Quasi-automorphisms of the infinite rooted 2-edge-coloured binary tree

TL;DR

This paper investigates a class of groups called quasi-automorphisms acting on an infinite 2-edge coloured binary tree, establishing their algebraic properties, presentations, and homological invariants, and relating them to Thompson's groups.

Contribution

It introduces new groups related to Thompson's groups, proves they are of type F_infinity, and computes their presentations, subgroup structures, and homological invariants.

Findings

QF, ~QT, ~QV are of type F_infinity

Finite presentations for these groups are provided

The normal subgroup structure and rational homology are calculated

Abstract

We study the group $QV$, the self-maps of the infinite $2$-edge coloured binary tree which preserve the edge and colour relations at cofinitely many locations.
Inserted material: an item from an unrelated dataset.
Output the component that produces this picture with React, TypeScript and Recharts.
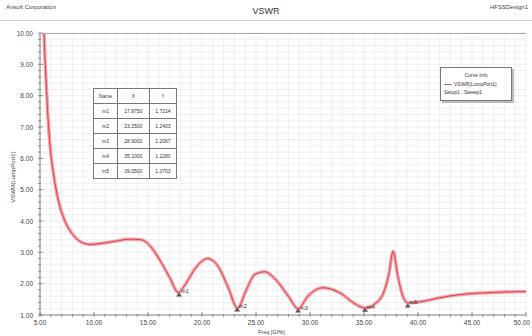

We introduce related groups $QF$, $QT$, $\tilde{Q}T$, and $\tilde{Q}V$, prove that $QF$, $\tilde{Q}T$, and $\tilde{Q}V$ are of type $\mathrm{F}_\infty$, and calculate finite presentations for them. We calculate the normal subgroup structure and rational homology of all $5$ groups, the Bieri--Neumann--Strebel--Renz invariants of $QF$, and discuss the relationship of all $5$ groups with other generalisations of Thompson's groups.